Front-office jobs will be key to Citi’s recruitment plans next year. “We’ll be hiring across all areas of the bank. Hong Kong is a core hub for many of our businesses, including sales and trading, investment banking, private banking, consumer banking, treasury and trade solutions, and support functions,” says Mendes.

“We’ll be opportunistically looking to hire new people to support our growth strategy – particularly in sales, insurance and relationship management – as well as replacing staff who leave,” he adds

Mendes says attracting relationship managers – for private banking and for the mass-affluent Citigold platform – is particularly difficult in Hong Kong.

“The talent pool of certified RMs here isn’t growing very much. But we have a good brand name, a strong digital and product platform, and competitive compensation. Referrals are also key to hiring in wealth because it’s a small community,” he adds.

In technology, Citi is recruiting “in large volumes” in markets such as India and China, but Mendes says the bank doesn’t have a “low-cost-only location strategy”. “So we’ll be hiring in Hong Kong too. For example, in front-office technology roles we’ll recruit algo-trading developers – Java and C# are the key requirements.”

Citi Hong Kong also wants business analysts with tech background, as well as people with rapid application development (RAD) experience and Java, KDB or Python skills.

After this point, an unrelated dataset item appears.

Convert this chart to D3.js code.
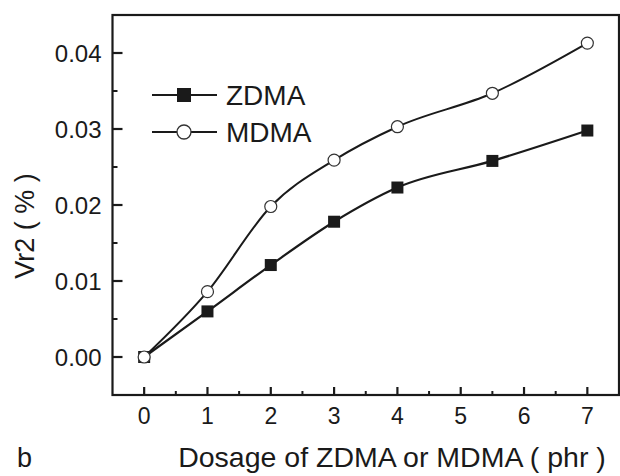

Surprisingly, however, the middle office is no longer a growth priority for Citi in Hong Kong.

“We’ve seen a big headcount increase in control functions – risk, compliance, internal audit – over the past two years as we’ve had to react quickly to changing regulations. Now we’ve achieved our build-out, so most hiring in these areas in 2017 will be to replace people, not to add extra headcount,” explains Mendes.

As in Singapore, Citi is not scaling back its campus recruitment in Hong Kong. “At this stage we think that graduate numbers for 2017 will be slightly up on this year. Banking is still very attractive to Hong Kong graduates – we’ve seen an increase in applications,” says Mendes.

Citi is also “revamping” its internships for 2017. “We’re including more digital project work and more bank-wide training courses regardless of the department you work in. And we want to convert an even higher proportion of our interns into full-time employees.”

If you end up joining Citi next year Mendes says you must “be agile and embrace ambiguity” on the job. “Being agile means having the ability to deal with the rapid pace of technological change in banking. You don’t know what your role will be in five years.”

And he says banking professionals must always have a “tech bias” in their thinking. “For example, think about robotics process automation and the digital requirements of the customer.”

But doesn’t that mean eventually doing yourself out of a job?

Mendes disagrees. “There’s a misconception that technology will end banking jobs. It won’t – it will shift jobs to other parts of the organisation, let people get on with what they’re good at, and create new opportunities for learning and development.”